H.265 HEVC and offline encoding
HEVC is a similar story. Turing HEVC is ALMOST as good as x265 Slow at 6Mbps and 4Mbps. At 8Mbps Turing is a tiny touch better. Basically, as long as you’re not starving for bitrate, Turing is on par with x265 Slow. Neither YouTube nor Twitch accept live-streams of H.265 HEVC at this time. YouTube does accept it as input, but I’ve tested it, and the viewer experience is terrible. This is because YouTube is converting the HEVC into AVC on the fly and delivering it to users. HEVC is useful for YouTube VODs though, so feel free to use it for those.

For non-live situations Turing HEVC is actually quite excellent. Since it’s basically on par with x265, its superior speed is very appealing. So long as you don’t have strict bitrate limitations. Turing HEVC can encode 2160p video at around 60 fps on average which SMASHES x265 speeds into the ground. It does however lack CRF quality control which is an issue for quality centred encoding. However if you’re happy with bitrate or QP control then Turing will serve you well
 
Wait, you buy just based on what brand you like then?? Wow, now it makes sense. I buy the parts that will do the best job for the least $. If I want to do programming on my desktop (which is my primary use) then compiling speed is important. I find benchmarks and see what each CPU can do, then I say what else do I do? Ok, some mild gaming which I won't be CPU limited, so I couldn't care less. I do some video encoding and transcoding for my Plex library once in a while, so not hugely important. I then find benefits of each CPU in my budget and buy what will work. If Intel and AMD perform the same (or close enough to not matter), I will buy the cheaper one. I'm not sure what logic you use that you first choose your CPU then figure out how to make it fit a budget and hope it'll do what you want? Maybe I'm missing the WHY you intended to choose a 10400 or 3600, if it wasn't due to price/performance what was the reasoning? Your completely skipping the actual decision making step then acting confused when some asks how the decision was made. You just wake up and decide I'm going to build a 10600k this time without a single thought or reason? The $ doesn't come into play nor it's performance? That really seems like an odd way of buildings glad it's been working for you, I just don't get it.

No. You aren't understanding what I said at all. I buy the best part for the fit. Period. I don't switch to other parts because of a bit of price difference. AMD and Intel processors, chipsets and motherboards aren't identical in every single way. Neither are NVidia and Radeon GPUs. People post here all day long why they choose a very specific thing and it often has nothing to do with price difference. Just read other people's comments in this very thread. Or almost any thread. You pick the cheaper one because its cheaper. I do not do that.
 
The new Intels seem to do ridiculously well with minimums which helps at lower framerates. I think Toms has an OC vs OC review that shows it. Crushes everything else. Which minimums are what I focus on.

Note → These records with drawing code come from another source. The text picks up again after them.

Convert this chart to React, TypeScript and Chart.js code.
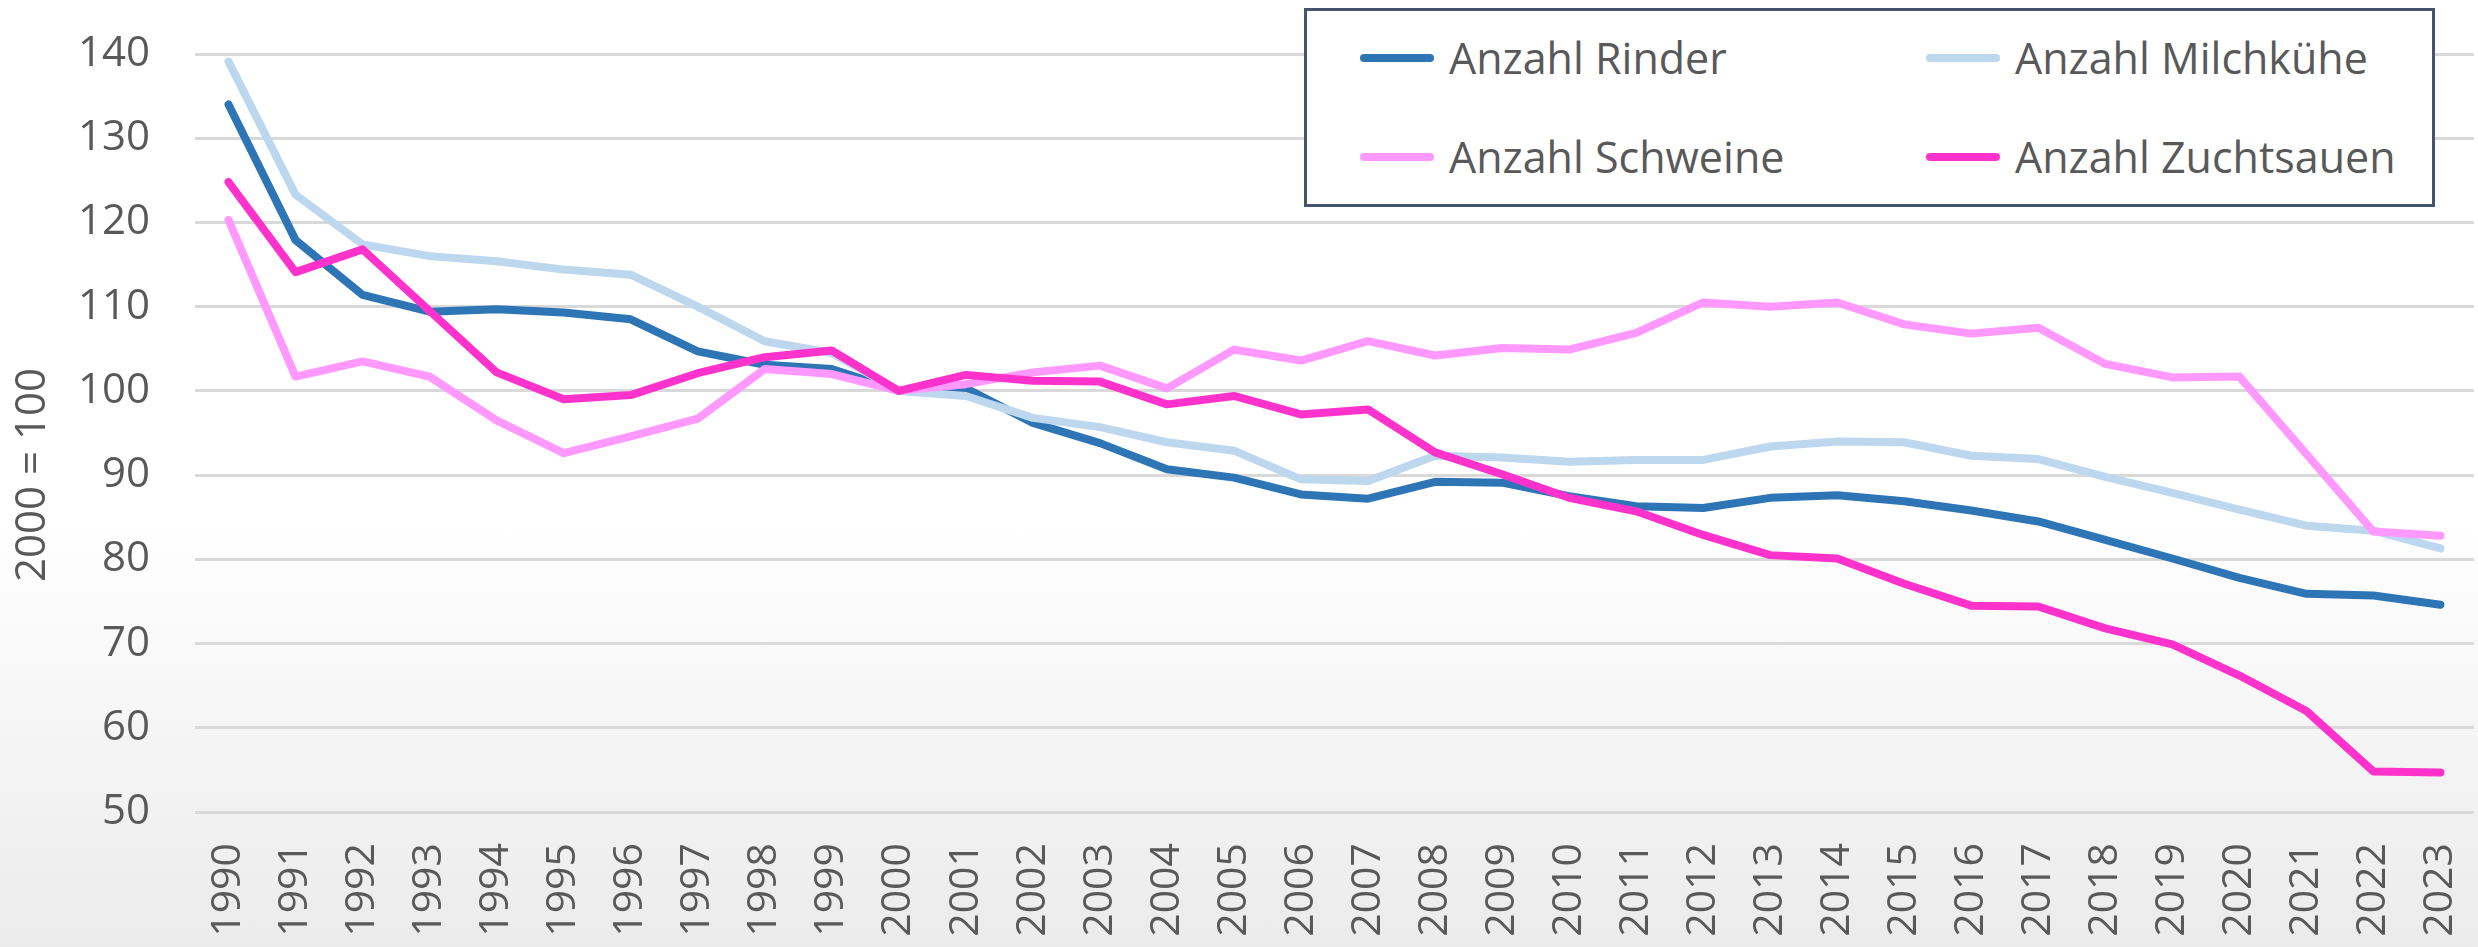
import React, { useEffect, useRef } from "react";
import { Chart, registerables } from "chart.js";

Chart.register(...registerables);

const years: string[] = [
  "1990", "1991", "1992", "1993", "1994", "1995", "1996", "1997", "1998", "1999",
  "2000", "2001", "2002", "2003", "2004", "2005", "2006", "2007", "2008", "2009",
  "2010", "2011", "2012", "2013", "2014", "2015", "2016", "2017", "2018", "2019",
  "2020", "2021", "2022", "2023",
];

const rinder: number[] = [
  134.0, 117.9, 111.4, 109.4, 109.7, 109.3, 108.5, 104.7, 103.1, 102.6,
  100.0, 100.3, 96.2, 93.8, 90.7, 89.7, 87.7, 87.2, 89.2, 89.1,
  87.5, 86.3, 86.1, 87.3, 87.6, 86.9, 85.8, 84.5, 82.3, 80.1,
  77.8, 75.9, 75.7, 74.6,
];

const milchkuehe: number[] = [
  139.1, 123.3, 117.4, 116.0, 115.4, 114.4, 113.8, 110.0, 105.9, 104.5,
  100.0, 99.4, 96.8, 95.7, 93.9, 92.9, 89.5, 89.3, 92.3, 92.1,
  91.6, 91.8, 91.8, 93.4, 94.0, 93.9, 92.3, 91.9, 89.8, 87.9,
  85.9, 84.0, 83.4, 81.3,
];

const schweine: number[] = [
  120.3, 101.7, 103.5, 101.7, 96.5, 92.6, 94.6, 96.7, 102.6, 102.0,
  100.0, 100.8, 102.2, 103.0, 100.3, 104.9, 103.6, 105.9, 104.2, 105.1,
  104.9, 106.9, 110.5, 110.0, 110.5, 107.9, 106.8, 107.5, 103.2, 101.6,
  101.7, 92.5, 83.3, 82.8,
];

const zuchtsauen: number[] = [
  124.8, 114.1, 116.8, 109.5, 102.2, 99.0, 99.5, 102.1, 104.0, 104.8,
  100.0, 101.9, 101.2, 101.1, 98.4, 99.4, 97.2, 97.8, 92.7, 90.1,
  87.3, 85.7, 82.9, 80.5, 80.1, 77.1, 74.5, 74.4, 71.8, 69.9,
  66.2, 62.0, 54.8, 54.7,
];

const seriesNames: string[] = ["Anzahl Rinder", "Anzahl Milchkühe", "Anzahl Schweine", "Anzahl Zuchtsauen"];
const seriesColors: string[] = ["#2E75B6", "#BDD7EE", "#FF99FF", "#FF33CC"];
const yAxisTitle = "2000 = 100";

const FONT = "'Open Sans', 'DejaVu Sans', sans-serif";
const TEXT_COLOR = "#595959";

export default function App() {
  const canvasRef = useRef<HTMLCanvasElement | null>(null);

  useEffect(() => {
    const canvas = canvasRef.current;
    if (!canvas) return;
    const values = [rinder, milchkuehe, schweine, zuchtsauen];
    const orders = [3, 2, 1, 0];
    const chart = new Chart(canvas, {
      type: "line",
      data: {
        labels: years,
        datasets: values.map((d, i) => ({
          label: seriesNames[i],
          data: d,
          borderColor: seriesColors[i],
          backgroundColor: seriesColors[i],
          borderWidth: 8,
          borderCapStyle: "round" as const,
          borderJoinStyle: "round" as const,
          pointRadius: 0,
          tension: 0,
          fill: false,
          order: orders[i],
        })),
      },
      options: {
        responsive: false,
        animation: false,
        layout: { padding: { top: 54, right: 4, left: 0, bottom: 0 } },
        plugins: {
          legend: { display: false },
          tooltip: { enabled: false },
          title: { display: false },
        },
        scales: {
          x: {
            offset: true,
            grid: { display: false, drawTicks: false },
            border: { display: false },
            ticks: {
              autoSkip: false,
              maxRotation: 90,
              minRotation: 90,
              padding: 31,
              color: TEXT_COLOR,
              font: { family: FONT, size: 41 },
            },
            afterFit: (scale: any) => {
              scale.height = 135;
              scale.paddingLeft = 0;
              scale.paddingRight = 0;
            },
          },
          y: {
            min: 50,
            max: 140,
            grid: { color: "#D9D9D9", lineWidth: 3, drawTicks: false },
            border: { display: false },
            ticks: {
              stepSize: 10,
              padding: 45,
              color: TEXT_COLOR,
              font: { family: FONT, size: 42 },
            },
            afterFit: (scale: any) => {
              scale.width = 195;
              scale.paddingTop = 0;
              scale.paddingBottom = 0;
            },
          },
        },
      },
    });
    return () => chart.destroy();
  }, []);

  const legendRows = [
    { idx: 0, col: 0, row: 0 },
    { idx: 1, col: 1, row: 0 },
    { idx: 2, col: 0, row: 1 },
    { idx: 3, col: 1, row: 1 },
  ];
  const colX = [1360, 1926];
  const rowY = [58, 157];

  return (
    <div
      style={{
        position: "fixed",
        left: 0,
        top: 0,
        width: 2478,
        height: 947,
        overflow: "hidden",
        background: "linear-gradient(180deg, #ffffff 0%, #ffffff 55%, #ebebeb 100%)",
        fontFamily: FONT,
      }}
    >
      <canvas ref={canvasRef} width={2478} height={947} style={{ position: "absolute", left: 0, top: 0 }} />
      <div
        style={{
          position: "absolute",
          left: 29 - 150,
          top: 475 - 28,
          width: 300,
          height: 56,
          lineHeight: "56px",
          textAlign: "center",
          fontSize: 42,
          color: TEXT_COLOR,
          transform: "rotate(-90deg)",
          whiteSpace: "nowrap",
        }}
      >
        {yAxisTitle}
      </div>
      <div
        style={{
          position: "absolute",
          left: 1304,
          top: 8,
          width: 2435 - 1304,
          height: 207 - 8,
          boxSizing: "border-box",
          border: "3px solid #44546A",
          background: "#ffffff",
        }}
      />
      {legendRows.map((r) => (
        <React.Fragment key={r.idx}>
          <div
            style={{
              position: "absolute",
              left: colX[r.col],
              top: rowY[r.row] - 4,
              width: 74,
              height: 8,
              borderRadius: 4,
              background: seriesColors[r.idx],
            }}
          />
          <div
            style={{
              position: "absolute",
              left: colX[r.col] + 89,
              top: rowY[r.row] - 29,
              height: 58,
              lineHeight: "58px",
              fontSize: 43,
              color: TEXT_COLOR,
              whiteSpace: "nowrap",
            }}
          >
            {seriesNames[r.idx]}
          </div>
        </React.Fragment>
      ))}
    </div>
  );
}
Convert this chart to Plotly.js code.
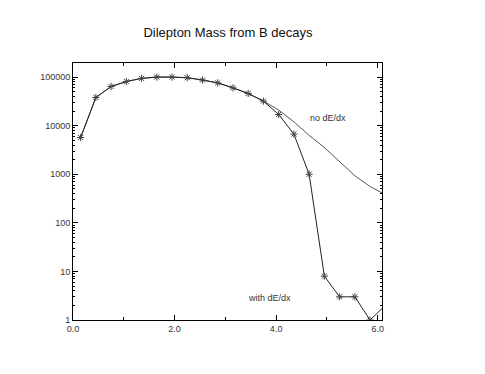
<!DOCTYPE html>
<html>
<head>
<meta charset="utf-8">
<script src="https://cdn.plot.ly/plotly-3.0.1.min.js"></script>
<style>
  html, body { margin: 0; padding: 0; background: #fff; }
  #chart { width: 485px; height: 374px; }
</style>
</head>
<body>
<div id="chart"></div>
<script>
// dilepton mass bins (GeV)
const masa = [0.15, 0.45, 0.75, 1.05, 1.35, 1.65, 1.95, 2.25, 2.55, 2.85, 3.15,
              3.45, 3.75, 4.05, 4.35, 4.65, 4.95, 5.25, 5.55, 5.85, 6.15];

// con perdida de energia (asteriscos)
const withDEdx = [5700, 38000, 64000, 81000, 94000, 100000, 100000, 97000, 87000, 76000, 60000,
                  46000, 32000, 17000, 6700, 1000, 8, 3, 3, 1, 2];

// sin perdida de energia (linea fina)
const noDEdx = [5700, 38000, 64000, 81000, 94000, 100000, 100000, 97000, 87000, 76000, 60000,
                46000, 32000, 21000, 12000, 6300, 3550, 1780, 930, 560, 380];

const xTicks = [0, 2, 4, 6];
const xTickText = ["0.0", "2.0", "4.0", "6.0"];

const fuente = "Liberation Sans, Arial, sans-serif";

const traces = [
  {
    type: "scatter", mode: "lines",
    x: masa, y: noDEdx,
    line: { color: "#555", width: 1 },
    showlegend: false,
    hoverinfo: "skip",
  },
  {
    type: "scatter", mode: "lines+markers",
    x: masa, y: withDEdx,
    line: { color: "#222", width: 1 },
    marker: { symbol: "asterisk-open", size: 6, color: "#444", line: { color: "#444", width: 1 } },
    showlegend: false,
  },
];

const layout = {
  width: 485, height: 374,
  paper_bgcolor: "#fff", plot_bgcolor: "#fff",
  margin: { l: 73, r: 103, t: 63, b: 54 },
  font: { family: fuente, size: 9, color: "#333" },
  title: {
    text: "Dilepton Mass from B decays",
    font: { family: fuente, size: 13, color: "#111" },
    x: 0.47, xanchor: "center", y: 0.912, yanchor: "middle",
  },
  xaxis: {
    range: [0, 6.085],
    tickvals: xTicks, ticktext: xTickText,
    ticks: "inside", ticklen: 5, tickcolor: "#000",
    minor: { dtick: 1, tick0: 0, ticks: "inside", ticklen: 3, tickcolor: "#000" },
    showline: true, linecolor: "#000", linewidth: 1, mirror: "ticks",
    showgrid: false, zeroline: false,
  },
  yaxis: {
    type: "log",
    range: [0, 5.29],
    dtick: 1, tickformat: "d",
    ticks: "inside", ticklen: 5, tickcolor: "#000",
    minor: { dtick: "D1", ticks: "inside", ticklen: 2, tickcolor: "#000" },
    showline: true, linecolor: "#000", linewidth: 1, mirror: "ticks",
    showgrid: false, zeroline: false,
  },
  annotations: [
    { x: 5.02, y: 4.16, xref: "x", yref: "y", text: "no dE/dx", showarrow: false,
      font: { family: fuente, size: 9, color: "#333" } },
    { x: 3.86, y: 0.45, xref: "x", yref: "y", text: "with dE/dx", showarrow: false,
      font: { family: fuente, size: 9, color: "#333" } },
  ],
};

Plotly.newPlot("chart", traces, layout, { displayModeBar: false, staticPlot: true });
</script>
</body>
</html>
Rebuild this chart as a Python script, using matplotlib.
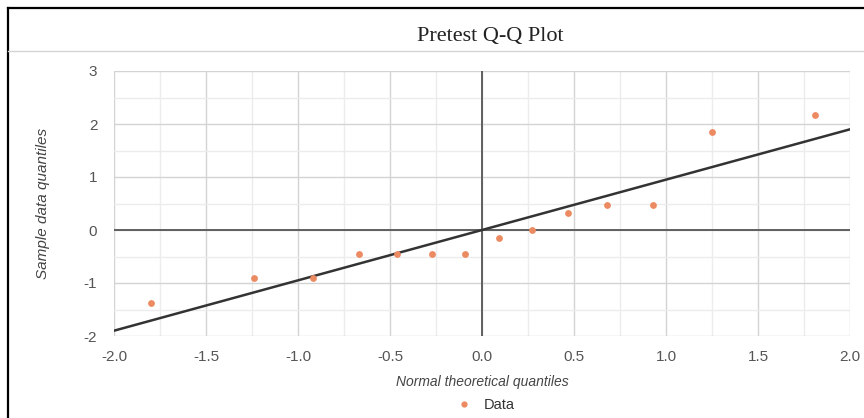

So if I didn’t have a 9900KF my market would be a 10900K.

View attachment 248527
View attachment 248528


For budget builds I’d go AMD still.


Honestly I don't know what you mean by crushes, sure two worst case scenarios bar Farcry 5 for AMD yet even on the minimums they are around 10FPS difference, for GTA 5 the minimums are around 120FPS which for a game like GTA is high. I think the fact that like a 1000 people are playing Hitman is indicative of it being old, badly optimised for new tech and meh.

If I am buying a 10900K or 3900X/3950X I will be pairing them with 2080 Super and 1440P minimum, that should be 120FPS low end on a great majority of games.
 
No. You aren't understanding what I said at all. I buy the best part for the fit. Period. I don't switch to other parts because of a bit of price difference. AMD and Intel processors, chipsets and motherboards aren't identical in every single way. Neither are NVidia and Radeon GPUs. People post here all day long why they choose a very specific thing and it often has nothing to do with price difference. Just read other people's comments in this very thread. Or almost any thread. You pick the cheaper one because its cheaper. I do not do that.
Well good on you for buying dual 64/128 epycs for decompressing 7 zip files. Makes so much more sense. If money is no object then that's great, back in reality where most people live we have to budget our money. So if you can toss away $50 or $50,000 great. You say it has nothing to do with price difference, if that were the case they would only sell 10900ks and 3950x's.... If price doesn't matter to anyone why sell lower end models? Why sell a 2060 when everyone just needs to get a 2080ti? Your logic is astounding. If you are indeed rich and throw money at PCs, I'm happy for you, but that still doesn't make it normal for the everyone. I know there are differnces between AMD/Intel and AMD/Nvidia and I take these into account, as well as how much I can spend, and determine what fits my needs the best. If money was no object I'd have a 10900k and 2080ti for gaming and a 3950x for development with a dual epyc system fo my home server. But in reality, I have a single desktop with a ryzen 1600 and fury nano (itx case) and an old a$$ dual xeon server because it gets the job done and I can afford it. I don't know what you've read or how you miss them, but I often see posts asking if the extra $$ is worth upgrading to a higher up model either the same or different brand because they only have so much to spend. If you haven't seen this then you aren't looking much because they pop up often.
 
Well, doesn't this look amazing?

https://www.techpowerup.com/267757/...re-i5-in-circulation-only-one-comes-with-stim

As I expected, Intel is rebranding old Coffee Lake dies as the new 8 and 6 core 125w chips. But the older 6-core chips are using thermal material only designed to dissipate the 100w the 8700K used at full load! They only need the 1200-pin socket to power the new 10-core monster, so they're just using simple socket adapters for the Core i5!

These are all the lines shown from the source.